Are there any public laundry facilities in Iceland?
Q: Are there any public laundry facilities in Iceland?
We will be bringing our three sons to Iceland for two weeks this summer and at some point in the two weeks I’m sure we will need to wash some of our clothes.
When my wife and I were there last summer we didn’t see any public laundry facilities nor did we see this service provided at any of the hotels we stayed at.
John Kingma, Grimsby, Ontario, Canada
A: Almost every household has its own washing machine or, in some older apartment complexes, each apartment has access to a shared washing machine in the basement. This means that, unfortunately, there aren’t any self-service laundromats in Iceland.
However, you should be able to have your clothes washed at your hotel or if you’re staying at a hostel, you may well have access to a machine. The website hostel.is provides a listing of services available at each of the hostels in Iceland and a quick overview showed that almost all of these hostels had laundry facilities, at least the ones in Reykjavík and Akureyri.

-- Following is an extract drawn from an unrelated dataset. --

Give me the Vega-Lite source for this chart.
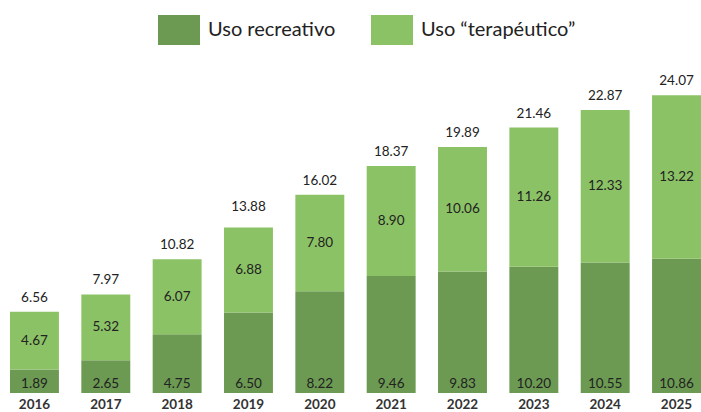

There are some laundry services listed in the phonebook, although most are drycleaners who also offer laundry services. However, these services are normally outrageously expensive.

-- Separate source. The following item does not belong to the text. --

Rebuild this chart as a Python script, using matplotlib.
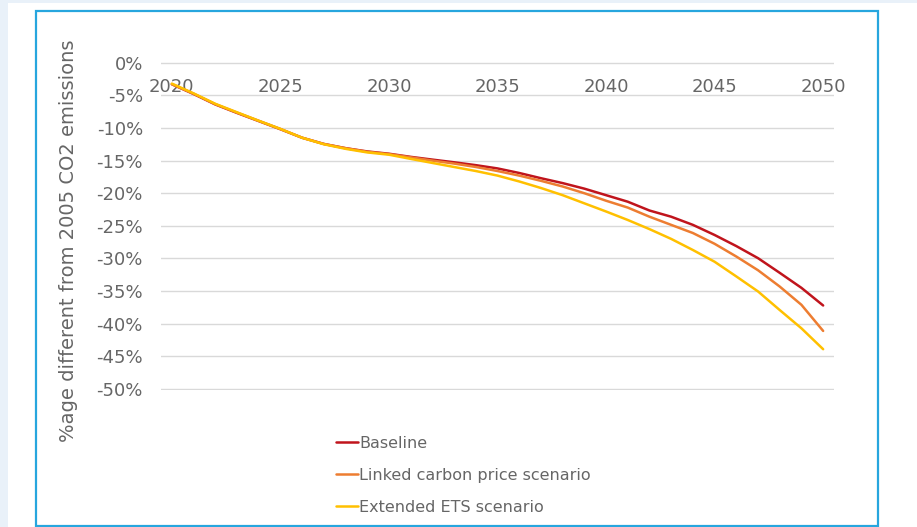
import matplotlib
matplotlib.use("Agg")
import matplotlib.pyplot as plt
from matplotlib.patches import Rectangle
from matplotlib.ticker import FuncFormatter

# values (% change vs 2005 CO2 emissions)
years = list(range(2020, 2051))
baseline = [-3.3, -4.8, -6.4, -7.7, -8.95, -10.2, -11.5, -12.45, -13.1, -13.6,
            -13.95, -14.43, -14.85, -15.26, -15.7, -16.2, -16.9, -17.7, -18.45, -19.3,
            -20.3, -21.3, -22.65, -23.6, -24.85, -26.4, -28.1, -29.95, -32.2, -34.5,
            -37.2]
linked = [-3.3, -4.75, -6.35, -7.65, -8.9, -10.15, -11.5, -12.45, -13.1, -13.65,
          -14.0, -14.5, -15.0, -15.46, -15.98, -16.6, -17.3, -18.1, -18.97, -20.0,
          -21.15, -22.2, -23.6, -24.85, -26.1, -27.75, -29.7, -31.8, -34.3, -37.1,
          -41.1]
extended = [-3.2, -4.7, -6.3, -7.6, -8.9, -10.15, -11.5, -12.5, -13.2, -13.75,
            -14.1, -14.74, -15.36, -15.98, -16.6, -17.3, -18.2, -19.2, -20.3, -21.55,
            -22.8, -24.1, -25.5, -27.0, -28.7, -30.5, -32.75, -35.05, -37.9, -40.7,
            -43.9]
series_names = ["Baseline", "Linked carbon price scenario", "Extended ETS scenario"]
series_colors = ["#c0141c", "#ed7d31", "#ffc000"]
x_ticks = [2020, 2025, 2030, 2035, 2040, 2045, 2050]
y_ticks = list(range(0, -55, -5))

plt.rcParams["font.family"] = ["DejaVu Sans"]
TXT = "#666666"

W, H = 917, 527
fig = plt.figure(figsize=(W / 100, H / 100), dpi=100)
fig.patch.set_facecolor("white")

# page background strips + blue chart frame
fig.add_artist(Rectangle((0, 0), 8 / W, 1, transform=fig.transFigure,
                         facecolor="#e9f1f9", edgecolor="none"))
fig.add_artist(Rectangle((0, 1 - 3 / H), 1, 3 / H, transform=fig.transFigure,
                         facecolor="#e9f1f9", edgecolor="none"))
fig.add_artist(Rectangle((36 / W, 1 - 526 / H), (878 - 36) / W, (526 - 11) / H,
                         transform=fig.transFigure, facecolor="none",
                         edgecolor="#27a6de", linewidth=1.6))

# axes box padded by 1px so the 0% and -50% gridlines are not clipped
ax = fig.add_axes([161 / W, 1 - 390 / H, (834 - 161) / W, (390 - 61.7) / H])
for name, vals, c in zip(series_names, [baseline, linked, extended], series_colors):
    ax.plot(years, vals, color=c, linewidth=1.8, label=name, solid_capstyle="round")

ax.set_xlim(2019.5, 2050.5)
ax.set_ylim(-50.15, 0.15)
ax.set_yticks(y_ticks)
ax.yaxis.set_major_formatter(FuncFormatter(lambda v, _: "0%" if v == 0 else f"{v:.0f}%"))
ax.set_xticks(x_ticks)
ax.tick_params(axis="x", labeltop=True, labelbottom=False, top=False, bottom=False,
               pad=-28, labelsize=13, labelcolor=TXT)
ax.tick_params(axis="y", length=0, pad=13, labelsize=13, labelcolor=TXT)
ax.grid(axis="y", color="#d9d9d9", linewidth=1.0)
ax.set_axisbelow(True)
for s in ax.spines.values():
    s.set_visible(False)

ax.set_ylabel("%age different from 2005 CO2 emissions", fontsize=14, color=TXT)
ax.yaxis.set_label_coords(-0.124, 0.455)

fig.legend(loc="upper left", bbox_to_anchor=(336 / W, 1 - 436 / H), frameon=False,
           fontsize=11.5, labelcolor=TXT, handlelength=1.35, handletextpad=0.1,
           labelspacing=1.05, borderpad=0, borderaxespad=0)

fig.savefig("out.png", dpi=100)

For example, there is a company in Reykjavík called Fönn that offers full-service laundering. Unless you come with a very large amount of clothing (we’re talking about several garbage bags of clothes) then you are charged by the garment.
Socks cost ISK 172 (USD 1.34, EUR 0.96) per pair, undies cost ISK 230 (USD 1.79, EUR 1.28) per pair, shirts cost ISK 554 (USD 4.32, EUR 3.08) per garment, and so forth.

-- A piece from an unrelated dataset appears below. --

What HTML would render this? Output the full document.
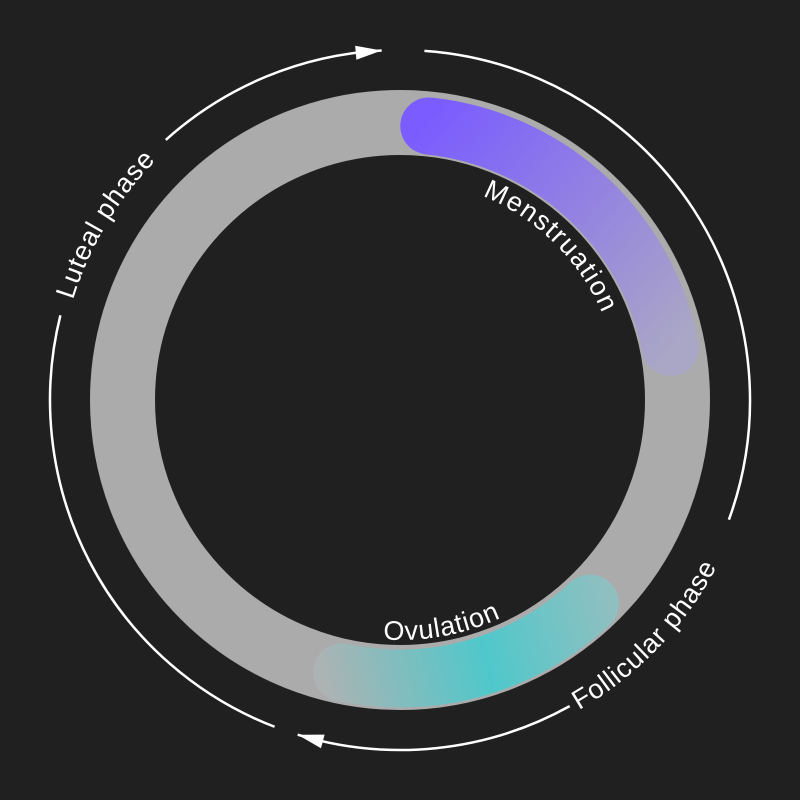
<!DOCTYPE html>
<html><head><meta charset="utf-8"><style>
html,body{margin:0;padding:0;background:#202020;}
svg{display:block;}
text{font-family:"Liberation Sans",sans-serif;fill:#fff;font-size:27px;letter-spacing:0.8px;}
</style></head><body>
<svg id="c" width="800" height="800" viewBox="0 0 800 800">
<defs>
<linearGradient id="gm" gradientUnits="userSpaceOnUse" x1="420" y1="125" x2="670" y2="350">
<stop offset="0" stop-color="#7a5cff"/><stop offset="1" stop-color="#aaa6c6"/></linearGradient>
<linearGradient id="go" gradientUnits="userSpaceOnUse" x1="320" y1="670" x2="610" y2="600">
<stop offset="0" stop-color="#adb3b3"/><stop offset="0.55" stop-color="#4fc8cb"/><stop offset="1" stop-color="#90bfc0"/></linearGradient>
</defs>
<g id="g"></g>
</svg>
<script>
// phase data: [startDeg, endDeg] clockwise from top
const ringRadii=[245,310];
const menstruation=[6,79];
const ovulation=[192,137];
const follicularArc=[[4,110],[151,197]];
const lutealArc=[[201,284],[318,357]];
const labels=["Menstruation","Ovulation","Follicular phase","Luteal phase"];
const cx=400,cy=400,NS="http://www.w3.org/2000/svg";
const g=document.getElementById('g');
function P(a,r){const t=a*Math.PI/180;return [cx+r*Math.sin(t),cy-r*Math.cos(t)];}
function arc(a0,a1,r){const p0=P(a0,r),p1=P(a1,r);const sweep=a1>a0?1:0;const large=Math.abs(a1-a0)>180?1:0;
return `M${p0[0]},${p0[1]} A${r},${r} 0 ${large} ${sweep} ${p1[0]},${p1[1]}`;}
function mk(tag,attrs){const e=document.createElementNS(NS,tag);for(const k in attrs)e.setAttribute(k,attrs[k]);g.appendChild(e);return e;}
const rm=(ringRadii[0]+ringRadii[1])/2;
let ring=mk('circle',{cx:cx,cy:cy,r:rm,fill:'none',stroke:'#ababab','stroke-width':ringRadii[1]-ringRadii[0]});


let m=mk('path',{d:arc(menstruation[0],menstruation[1],rm-2),fill:'none',stroke:'url(#gm)','stroke-width':57,'stroke-linecap':'round'});


let o=mk('path',{d:arc(ovulation[0],ovulation[1],rm+1),fill:'none',stroke:'url(#go)','stroke-width':58,'stroke-linecap':'round'});


function outer(segs,name){segs.forEach((s,i)=>{let e=mk('path',{d:arc(s[0],s[1],350),fill:'none',stroke:'#fff','stroke-width':2.5});

});
const end=segs[segs.length-1][1];const tip=P(end,350);const back=P(end-4,350);
const dx=tip[0]-back[0],dy=tip[1]-back[1],L=Math.hypot(dx,dy),ux=dx/L,uy=dy/L;
const bx=tip[0]-ux*26,by=tip[1]-uy*26;
let a=mk('polygon',{points:`${tip[0]},${tip[1]} ${bx-uy*7},${by+ux*7} ${bx+uy*7},${by-ux*7}`,fill:'#fff'});

}
outer(follicularArc,'follicular');
outer(lutealArc,'luteal');
function tp(id,d,txt,name,ls){mk('path',{id:id,d:d,fill:'none'});
const t=mk('text',{});if(ls)t.setAttribute('style','letter-spacing:'+ls+'px');const p=document.createElementNS(NS,'textPath');p.setAttribute('href','#'+id);p.textContent=txt;t.appendChild(p);

}
tp('p1',arc(22,85,220),labels[0],'menstruation-label',1.4);
tp('p2',arc(184,140,240),labels[1],'ovulation-label');
tp('p3',arc(150,100,358),labels[2],'follicular-phase-label');
tp('p4',arc(287,330,342),labels[3],'luteal-phase-label');
</script>
</body></html>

So you can see how your bill would add up quite quickly. Clothes dropped off before noon can be picked up the same day. Otherwise, there is a one-day turnaround.
If you want to check your options, here is a listing of drycleaners, including contact information, in Iceland from the online telephone book.
On the website tjalda.is, which lists all campsites in Iceland, you can see that some of them included a symbol for a washing machine, such as the camp site in Akureyri and the camp site in Laugardalur in Reykjavík.
Otherwise, you might just have to seek out a hot spring to do your laundry as Icelanders used to do back in the days.